BRIEF:
Pick out every line of the entries below where "that" occurs, and copy those lines.
..............................
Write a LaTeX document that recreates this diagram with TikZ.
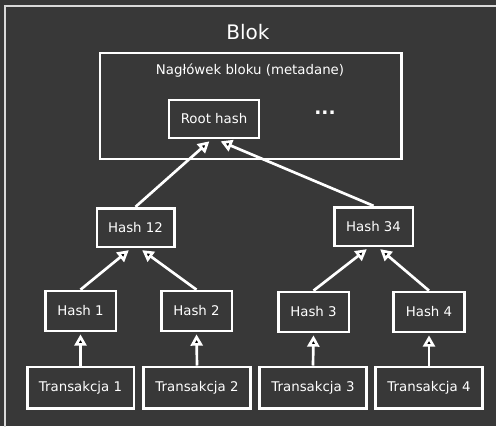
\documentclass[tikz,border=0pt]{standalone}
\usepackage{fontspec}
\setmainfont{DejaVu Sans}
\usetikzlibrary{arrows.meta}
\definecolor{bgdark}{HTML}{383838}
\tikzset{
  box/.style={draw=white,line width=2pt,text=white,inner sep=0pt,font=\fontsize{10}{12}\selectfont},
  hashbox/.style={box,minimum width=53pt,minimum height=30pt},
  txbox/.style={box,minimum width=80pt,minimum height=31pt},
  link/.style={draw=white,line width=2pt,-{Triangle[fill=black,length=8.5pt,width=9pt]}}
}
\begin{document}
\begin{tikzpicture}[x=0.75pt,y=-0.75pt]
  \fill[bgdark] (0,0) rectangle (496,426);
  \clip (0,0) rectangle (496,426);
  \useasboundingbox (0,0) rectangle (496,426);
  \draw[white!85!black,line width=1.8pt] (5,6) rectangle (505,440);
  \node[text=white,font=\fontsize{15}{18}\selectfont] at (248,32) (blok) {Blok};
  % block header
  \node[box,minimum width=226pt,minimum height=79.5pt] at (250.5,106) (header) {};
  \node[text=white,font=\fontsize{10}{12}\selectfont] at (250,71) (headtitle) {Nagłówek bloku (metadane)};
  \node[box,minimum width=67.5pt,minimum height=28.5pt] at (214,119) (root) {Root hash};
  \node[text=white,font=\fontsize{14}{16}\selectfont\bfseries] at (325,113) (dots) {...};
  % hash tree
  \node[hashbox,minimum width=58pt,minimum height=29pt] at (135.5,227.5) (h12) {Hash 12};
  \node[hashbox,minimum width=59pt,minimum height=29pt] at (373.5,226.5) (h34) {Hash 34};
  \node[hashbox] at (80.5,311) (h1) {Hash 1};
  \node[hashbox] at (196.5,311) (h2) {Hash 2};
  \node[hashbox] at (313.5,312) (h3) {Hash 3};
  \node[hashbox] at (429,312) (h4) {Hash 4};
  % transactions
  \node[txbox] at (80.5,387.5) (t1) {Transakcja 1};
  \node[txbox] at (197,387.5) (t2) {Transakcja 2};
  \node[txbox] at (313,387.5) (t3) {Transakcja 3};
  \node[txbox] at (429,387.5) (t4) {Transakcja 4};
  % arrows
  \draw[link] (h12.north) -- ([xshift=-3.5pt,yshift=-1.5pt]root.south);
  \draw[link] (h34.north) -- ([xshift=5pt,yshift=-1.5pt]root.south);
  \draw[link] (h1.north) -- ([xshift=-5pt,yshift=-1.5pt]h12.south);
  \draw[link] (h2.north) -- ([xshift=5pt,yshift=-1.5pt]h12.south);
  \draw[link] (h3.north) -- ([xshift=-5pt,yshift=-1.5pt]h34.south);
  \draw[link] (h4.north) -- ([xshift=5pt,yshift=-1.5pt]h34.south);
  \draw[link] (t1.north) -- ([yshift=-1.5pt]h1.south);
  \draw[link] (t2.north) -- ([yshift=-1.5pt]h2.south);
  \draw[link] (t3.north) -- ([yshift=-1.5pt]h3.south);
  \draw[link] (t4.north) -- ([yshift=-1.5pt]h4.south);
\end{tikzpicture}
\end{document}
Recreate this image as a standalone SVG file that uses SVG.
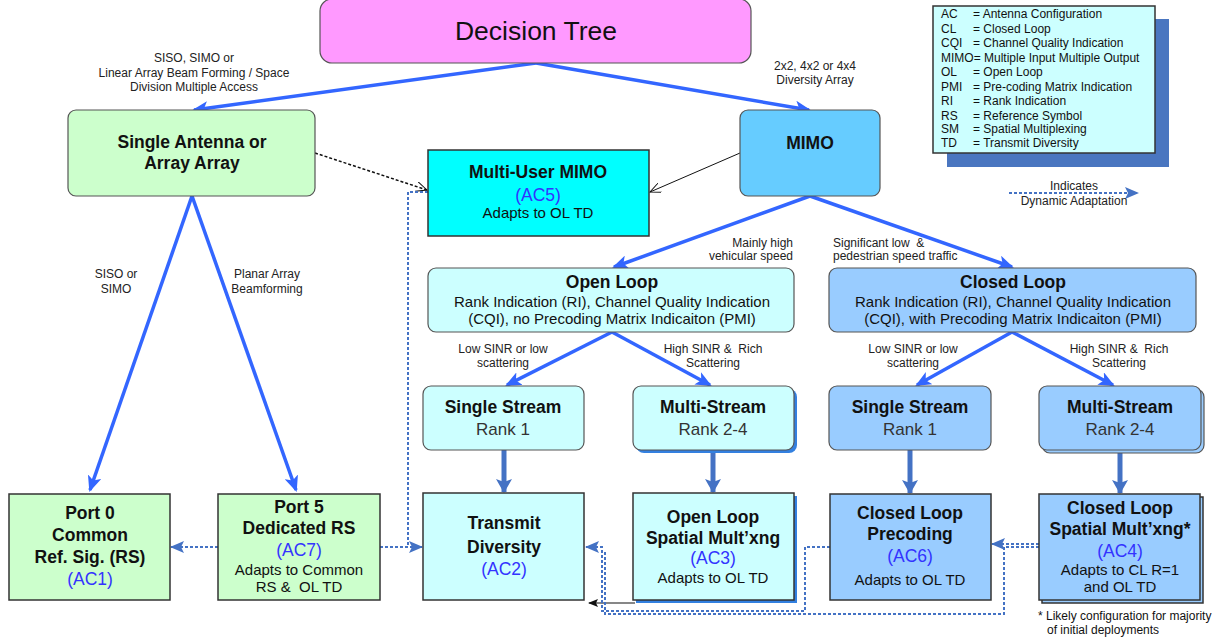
..............................
SOLUTION:
Write a LaTeX document that recreates this diagram with TikZ.
Recreate this image as a standalone SVG file that uses SVG.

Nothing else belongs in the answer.